Hacker News new | ask | show | jobs
by josefbacik 2481 days ago
Host managed also means messing with the file system, and the patch set for btrfs is not small. Plus you have to disable a bunch of features (like preallocation since you can’t move the write pointer backwards) which is going to surprise people in unfun ways. These drives are useless for general purpose. If you are going to use them as expensive tape then by all means, but otherwise I have serious doubts about their usefulnes.

Edit: I’m talking specifically about the SMR side. The general zoned stuff is interesting, but when you start putting restrictions on how you can write to certain zones you wind up with a lot of weirdness that application developers are going to be surprised by.

3 comments

> If you are going to use them as expensive tape then by all means, but otherwise I have serious doubts about their usefulness.

Only writing is more complicated. Reading is still simple and fast; and random access reading is fast, unlike tape.

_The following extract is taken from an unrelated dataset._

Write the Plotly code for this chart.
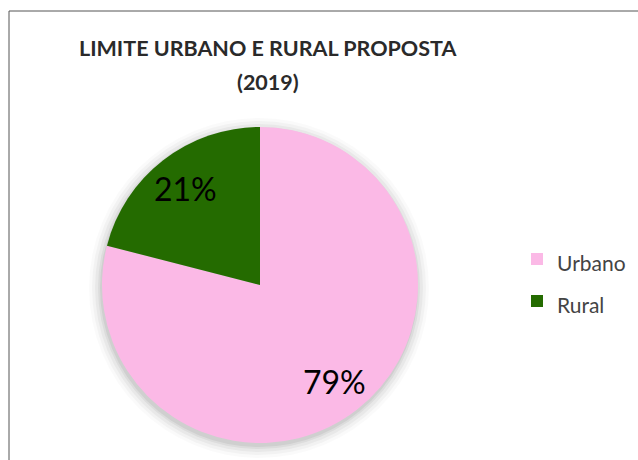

Drive-managed SMR looks OK to me for general use, although I don't have hands-on experience with it. They also have a non-shingled region that can accept random I/O at higher speeds, and the drive deals with moving data to a linear-only region once it fills up, or at garbage collection time.

It's very much like the QLC drives where a portion is treated as SLC/MLC.

It's like the QLC drives with SLC/MLC cache (e.g., Intel 660p) except the performance cliff is far, far worse (and obviously the "fast" mode is far worse as well).
Agreed, drive managed is far better from a usability standpoint.
Some of the fallocate modes don't make much sense on CoW filesystems anyway. ZoL doesn't support preallocation either, you have to use FALLOC_FL_PUNCH_HOLE.

Lack of DIO might be a bigger issue. Then again it's often used by write-heavy workloads which probably don't want to use SMR drives anyway.